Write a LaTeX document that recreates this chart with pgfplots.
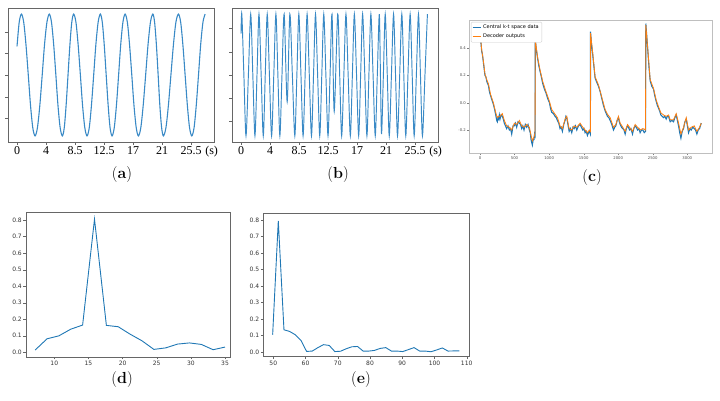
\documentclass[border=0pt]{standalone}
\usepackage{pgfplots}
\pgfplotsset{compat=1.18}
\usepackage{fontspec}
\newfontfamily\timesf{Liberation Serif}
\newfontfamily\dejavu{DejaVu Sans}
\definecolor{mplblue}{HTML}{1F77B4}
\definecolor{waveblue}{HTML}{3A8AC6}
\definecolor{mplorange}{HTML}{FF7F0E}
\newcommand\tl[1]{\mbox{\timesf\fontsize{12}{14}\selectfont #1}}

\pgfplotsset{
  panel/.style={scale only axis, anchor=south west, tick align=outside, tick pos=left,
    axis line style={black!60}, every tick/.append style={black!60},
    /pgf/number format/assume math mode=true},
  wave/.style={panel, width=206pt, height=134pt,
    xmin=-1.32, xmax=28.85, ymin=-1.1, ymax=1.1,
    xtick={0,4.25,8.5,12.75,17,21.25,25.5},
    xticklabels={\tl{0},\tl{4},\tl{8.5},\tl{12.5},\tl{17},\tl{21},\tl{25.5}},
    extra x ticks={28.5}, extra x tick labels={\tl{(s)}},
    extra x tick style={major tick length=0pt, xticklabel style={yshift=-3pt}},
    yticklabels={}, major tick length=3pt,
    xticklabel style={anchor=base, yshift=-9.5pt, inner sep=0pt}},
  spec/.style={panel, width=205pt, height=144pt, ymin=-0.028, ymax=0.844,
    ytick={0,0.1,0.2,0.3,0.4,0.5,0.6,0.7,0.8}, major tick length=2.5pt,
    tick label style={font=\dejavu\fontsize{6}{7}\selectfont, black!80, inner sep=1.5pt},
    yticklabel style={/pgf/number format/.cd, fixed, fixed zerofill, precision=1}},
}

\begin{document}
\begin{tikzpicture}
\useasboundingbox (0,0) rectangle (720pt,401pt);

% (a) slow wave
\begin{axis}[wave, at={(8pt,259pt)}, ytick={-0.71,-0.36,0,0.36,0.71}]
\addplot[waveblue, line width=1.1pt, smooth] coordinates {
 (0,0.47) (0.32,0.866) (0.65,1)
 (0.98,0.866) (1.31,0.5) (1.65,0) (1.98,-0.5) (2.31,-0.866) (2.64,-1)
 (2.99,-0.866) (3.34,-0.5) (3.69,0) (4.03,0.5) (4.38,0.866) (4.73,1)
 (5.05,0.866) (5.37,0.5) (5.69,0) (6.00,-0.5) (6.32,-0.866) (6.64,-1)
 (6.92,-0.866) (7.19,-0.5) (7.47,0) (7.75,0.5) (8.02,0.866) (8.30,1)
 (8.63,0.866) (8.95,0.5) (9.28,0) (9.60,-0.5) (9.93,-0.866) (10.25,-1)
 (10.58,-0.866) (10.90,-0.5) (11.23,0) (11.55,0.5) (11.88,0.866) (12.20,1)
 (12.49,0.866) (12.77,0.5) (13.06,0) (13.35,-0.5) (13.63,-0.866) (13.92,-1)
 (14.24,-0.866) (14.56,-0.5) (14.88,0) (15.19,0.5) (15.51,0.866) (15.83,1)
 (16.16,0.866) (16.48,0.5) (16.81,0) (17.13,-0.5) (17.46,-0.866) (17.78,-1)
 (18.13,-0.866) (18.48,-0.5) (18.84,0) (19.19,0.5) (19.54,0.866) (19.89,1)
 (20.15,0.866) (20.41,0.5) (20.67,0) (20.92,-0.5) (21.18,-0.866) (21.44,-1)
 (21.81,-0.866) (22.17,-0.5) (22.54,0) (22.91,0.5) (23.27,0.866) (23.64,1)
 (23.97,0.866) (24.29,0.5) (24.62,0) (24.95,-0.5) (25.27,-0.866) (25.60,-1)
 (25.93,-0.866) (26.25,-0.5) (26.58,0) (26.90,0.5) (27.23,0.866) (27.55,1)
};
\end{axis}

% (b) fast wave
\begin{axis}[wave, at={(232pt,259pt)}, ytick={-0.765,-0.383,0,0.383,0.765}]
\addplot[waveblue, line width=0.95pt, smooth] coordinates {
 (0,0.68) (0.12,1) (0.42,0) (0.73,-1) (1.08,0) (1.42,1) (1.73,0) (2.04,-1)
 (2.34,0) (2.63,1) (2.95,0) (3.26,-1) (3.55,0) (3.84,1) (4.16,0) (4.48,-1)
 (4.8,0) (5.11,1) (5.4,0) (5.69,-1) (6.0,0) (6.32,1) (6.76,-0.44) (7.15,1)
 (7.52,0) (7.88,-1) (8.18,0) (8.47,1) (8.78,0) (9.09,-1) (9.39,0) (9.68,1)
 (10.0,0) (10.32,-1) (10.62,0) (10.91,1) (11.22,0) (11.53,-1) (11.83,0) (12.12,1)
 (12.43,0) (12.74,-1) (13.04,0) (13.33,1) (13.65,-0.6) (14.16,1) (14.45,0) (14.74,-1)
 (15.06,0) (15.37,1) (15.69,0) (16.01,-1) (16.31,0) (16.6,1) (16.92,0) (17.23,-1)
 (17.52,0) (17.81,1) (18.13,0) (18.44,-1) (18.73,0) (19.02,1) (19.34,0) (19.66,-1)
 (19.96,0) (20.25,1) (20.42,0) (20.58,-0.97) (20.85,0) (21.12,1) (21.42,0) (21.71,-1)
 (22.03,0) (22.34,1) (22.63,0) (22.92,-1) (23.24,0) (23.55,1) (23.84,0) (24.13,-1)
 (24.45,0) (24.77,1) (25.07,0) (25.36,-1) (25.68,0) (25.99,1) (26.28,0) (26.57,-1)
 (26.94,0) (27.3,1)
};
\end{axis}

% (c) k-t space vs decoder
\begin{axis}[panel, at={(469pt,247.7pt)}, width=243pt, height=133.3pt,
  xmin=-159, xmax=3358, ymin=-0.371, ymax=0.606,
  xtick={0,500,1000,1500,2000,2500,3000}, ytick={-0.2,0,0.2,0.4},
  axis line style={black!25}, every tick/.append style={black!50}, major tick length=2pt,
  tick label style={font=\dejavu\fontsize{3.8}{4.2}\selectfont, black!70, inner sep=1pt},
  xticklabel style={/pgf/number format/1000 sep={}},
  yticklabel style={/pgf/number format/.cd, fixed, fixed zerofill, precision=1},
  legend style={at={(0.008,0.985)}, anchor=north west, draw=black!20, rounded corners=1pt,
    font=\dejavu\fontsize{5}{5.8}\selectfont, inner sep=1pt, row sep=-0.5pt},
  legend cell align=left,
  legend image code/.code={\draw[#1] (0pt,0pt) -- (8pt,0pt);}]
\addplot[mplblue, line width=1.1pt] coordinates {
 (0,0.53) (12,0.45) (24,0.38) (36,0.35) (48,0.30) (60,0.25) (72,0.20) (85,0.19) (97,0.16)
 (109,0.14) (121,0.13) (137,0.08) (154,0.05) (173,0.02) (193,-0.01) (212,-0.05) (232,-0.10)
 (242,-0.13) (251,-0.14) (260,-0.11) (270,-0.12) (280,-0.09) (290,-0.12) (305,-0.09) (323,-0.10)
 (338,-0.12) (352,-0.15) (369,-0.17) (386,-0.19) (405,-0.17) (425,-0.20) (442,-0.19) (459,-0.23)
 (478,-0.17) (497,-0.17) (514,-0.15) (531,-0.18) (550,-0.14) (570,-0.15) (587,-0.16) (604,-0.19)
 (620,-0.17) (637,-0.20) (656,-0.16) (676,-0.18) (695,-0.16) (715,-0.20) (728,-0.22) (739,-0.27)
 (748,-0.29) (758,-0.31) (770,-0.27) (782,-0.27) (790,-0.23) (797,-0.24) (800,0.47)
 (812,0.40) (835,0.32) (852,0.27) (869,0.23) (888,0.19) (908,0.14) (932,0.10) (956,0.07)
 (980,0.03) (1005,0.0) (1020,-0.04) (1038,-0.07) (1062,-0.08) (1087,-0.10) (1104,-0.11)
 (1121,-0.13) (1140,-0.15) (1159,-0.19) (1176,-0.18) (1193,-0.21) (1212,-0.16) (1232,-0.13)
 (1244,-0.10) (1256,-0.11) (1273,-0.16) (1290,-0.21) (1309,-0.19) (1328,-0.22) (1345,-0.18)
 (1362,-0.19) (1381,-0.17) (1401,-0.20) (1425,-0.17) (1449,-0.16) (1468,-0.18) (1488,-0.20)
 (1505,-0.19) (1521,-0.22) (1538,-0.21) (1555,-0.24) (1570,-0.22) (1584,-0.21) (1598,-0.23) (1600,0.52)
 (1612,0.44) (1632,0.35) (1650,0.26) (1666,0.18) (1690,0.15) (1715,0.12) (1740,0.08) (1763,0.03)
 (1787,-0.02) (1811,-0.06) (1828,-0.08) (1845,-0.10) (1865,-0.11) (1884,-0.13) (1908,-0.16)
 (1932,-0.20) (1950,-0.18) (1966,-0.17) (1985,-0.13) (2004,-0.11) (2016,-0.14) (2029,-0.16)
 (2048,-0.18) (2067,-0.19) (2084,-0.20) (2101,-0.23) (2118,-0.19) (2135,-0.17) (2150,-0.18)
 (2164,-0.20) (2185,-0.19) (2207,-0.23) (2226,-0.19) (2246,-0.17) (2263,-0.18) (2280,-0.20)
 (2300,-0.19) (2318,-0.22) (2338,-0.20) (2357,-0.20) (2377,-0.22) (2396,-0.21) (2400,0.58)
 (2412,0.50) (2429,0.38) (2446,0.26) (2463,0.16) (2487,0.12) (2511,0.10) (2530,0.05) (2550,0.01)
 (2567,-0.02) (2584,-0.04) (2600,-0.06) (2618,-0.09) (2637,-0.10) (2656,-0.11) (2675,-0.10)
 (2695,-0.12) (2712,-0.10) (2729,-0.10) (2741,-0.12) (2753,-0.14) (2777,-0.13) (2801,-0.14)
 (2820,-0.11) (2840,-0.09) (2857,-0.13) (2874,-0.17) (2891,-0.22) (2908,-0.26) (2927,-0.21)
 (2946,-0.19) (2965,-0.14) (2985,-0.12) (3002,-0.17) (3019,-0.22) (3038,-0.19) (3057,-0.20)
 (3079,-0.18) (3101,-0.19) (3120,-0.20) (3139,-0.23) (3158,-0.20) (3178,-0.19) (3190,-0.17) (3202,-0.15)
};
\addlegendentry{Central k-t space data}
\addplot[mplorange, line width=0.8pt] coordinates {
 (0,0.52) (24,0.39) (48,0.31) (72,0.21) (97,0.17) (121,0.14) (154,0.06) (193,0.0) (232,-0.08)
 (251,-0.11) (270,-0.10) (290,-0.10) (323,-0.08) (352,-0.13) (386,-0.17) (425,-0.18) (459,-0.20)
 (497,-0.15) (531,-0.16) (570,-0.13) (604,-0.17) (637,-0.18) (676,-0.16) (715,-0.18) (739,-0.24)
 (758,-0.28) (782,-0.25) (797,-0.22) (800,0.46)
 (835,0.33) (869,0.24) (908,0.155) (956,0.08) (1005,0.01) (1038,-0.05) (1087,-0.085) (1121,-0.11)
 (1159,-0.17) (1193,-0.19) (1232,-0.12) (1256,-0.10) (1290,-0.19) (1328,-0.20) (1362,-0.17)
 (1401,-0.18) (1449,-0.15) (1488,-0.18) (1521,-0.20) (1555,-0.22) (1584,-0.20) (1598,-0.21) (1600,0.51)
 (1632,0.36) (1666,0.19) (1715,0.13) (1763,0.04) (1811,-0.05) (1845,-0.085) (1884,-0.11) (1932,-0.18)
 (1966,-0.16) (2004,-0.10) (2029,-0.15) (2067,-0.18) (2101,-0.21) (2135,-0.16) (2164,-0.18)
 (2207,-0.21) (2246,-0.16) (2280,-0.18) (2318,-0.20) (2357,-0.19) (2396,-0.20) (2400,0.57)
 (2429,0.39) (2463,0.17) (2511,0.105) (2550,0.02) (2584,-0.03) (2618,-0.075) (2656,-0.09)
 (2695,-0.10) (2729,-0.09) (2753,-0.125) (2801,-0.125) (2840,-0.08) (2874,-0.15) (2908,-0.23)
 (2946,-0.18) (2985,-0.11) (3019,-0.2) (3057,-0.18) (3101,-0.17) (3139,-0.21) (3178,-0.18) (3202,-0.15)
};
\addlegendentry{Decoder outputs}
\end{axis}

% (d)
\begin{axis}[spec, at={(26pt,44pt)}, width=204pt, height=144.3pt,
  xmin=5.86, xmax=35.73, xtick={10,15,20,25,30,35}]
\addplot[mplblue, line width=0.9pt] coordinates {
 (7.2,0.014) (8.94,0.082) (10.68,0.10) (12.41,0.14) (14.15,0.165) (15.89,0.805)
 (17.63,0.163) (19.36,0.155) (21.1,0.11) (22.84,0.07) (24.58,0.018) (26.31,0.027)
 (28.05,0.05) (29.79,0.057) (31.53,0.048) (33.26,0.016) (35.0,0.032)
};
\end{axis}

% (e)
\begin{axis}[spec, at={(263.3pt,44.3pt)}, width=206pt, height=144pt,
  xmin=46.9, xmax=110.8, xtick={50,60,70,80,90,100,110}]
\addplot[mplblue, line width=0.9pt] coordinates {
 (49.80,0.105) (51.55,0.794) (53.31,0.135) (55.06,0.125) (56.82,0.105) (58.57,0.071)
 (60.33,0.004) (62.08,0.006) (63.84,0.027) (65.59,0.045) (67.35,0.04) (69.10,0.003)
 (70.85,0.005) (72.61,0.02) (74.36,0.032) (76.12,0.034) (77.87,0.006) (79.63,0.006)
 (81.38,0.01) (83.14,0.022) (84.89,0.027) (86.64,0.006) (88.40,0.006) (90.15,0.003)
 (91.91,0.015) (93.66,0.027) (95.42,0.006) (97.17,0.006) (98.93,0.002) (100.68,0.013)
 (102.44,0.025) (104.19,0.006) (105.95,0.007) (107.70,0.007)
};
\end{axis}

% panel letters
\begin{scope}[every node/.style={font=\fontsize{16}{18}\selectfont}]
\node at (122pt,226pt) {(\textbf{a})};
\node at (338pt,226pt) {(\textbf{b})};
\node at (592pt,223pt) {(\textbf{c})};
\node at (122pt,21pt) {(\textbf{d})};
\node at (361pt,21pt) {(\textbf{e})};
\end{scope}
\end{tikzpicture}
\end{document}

» Do this
From the first line above through the line containing "(0,0) rectangle (720pt,401pt);", copy everything exactly, without the pictures.

» Output of the task
Write a LaTeX document that recreates this chart with pgfplots.
\documentclass[border=0pt]{standalone}
\usepackage{pgfplots}
\pgfplotsset{compat=1.18}
\usepackage{fontspec}
\newfontfamily\timesf{Liberation Serif}
\newfontfamily\dejavu{DejaVu Sans}
\definecolor{mplblue}{HTML}{1F77B4}
\definecolor{waveblue}{HTML}{3A8AC6}
\definecolor{mplorange}{HTML}{FF7F0E}
\newcommand\tl[1]{\mbox{\timesf\fontsize{12}{14}\selectfont #1}}

\pgfplotsset{
  panel/.style={scale only axis, anchor=south west, tick align=outside, tick pos=left,
    axis line style={black!60}, every tick/.append style={black!60},
    /pgf/number format/assume math mode=true},
  wave/.style={panel, width=206pt, height=134pt,
    xmin=-1.32, xmax=28.85, ymin=-1.1, ymax=1.1,
    xtick={0,4.25,8.5,12.75,17,21.25,25.5},
    xticklabels={\tl{0},\tl{4},\tl{8.5},\tl{12.5},\tl{17},\tl{21},\tl{25.5}},
    extra x ticks={28.5}, extra x tick labels={\tl{(s)}},
    extra x tick style={major tick length=0pt, xticklabel style={yshift=-3pt}},
    yticklabels={}, major tick length=3pt,
    xticklabel style={anchor=base, yshift=-9.5pt, inner sep=0pt}},
  spec/.style={panel, width=205pt, height=144pt, ymin=-0.028, ymax=0.844,
    ytick={0,0.1,0.2,0.3,0.4,0.5,0.6,0.7,0.8}, major tick length=2.5pt,
    tick label style={font=\dejavu\fontsize{6}{7}\selectfont, black!80, inner sep=1.5pt},
    yticklabel style={/pgf/number format/.cd, fixed, fixed zerofill, precision=1}},
}

\begin{document}
\begin{tikzpicture}
\useasboundingbox (0,0) rectangle (720pt,401pt);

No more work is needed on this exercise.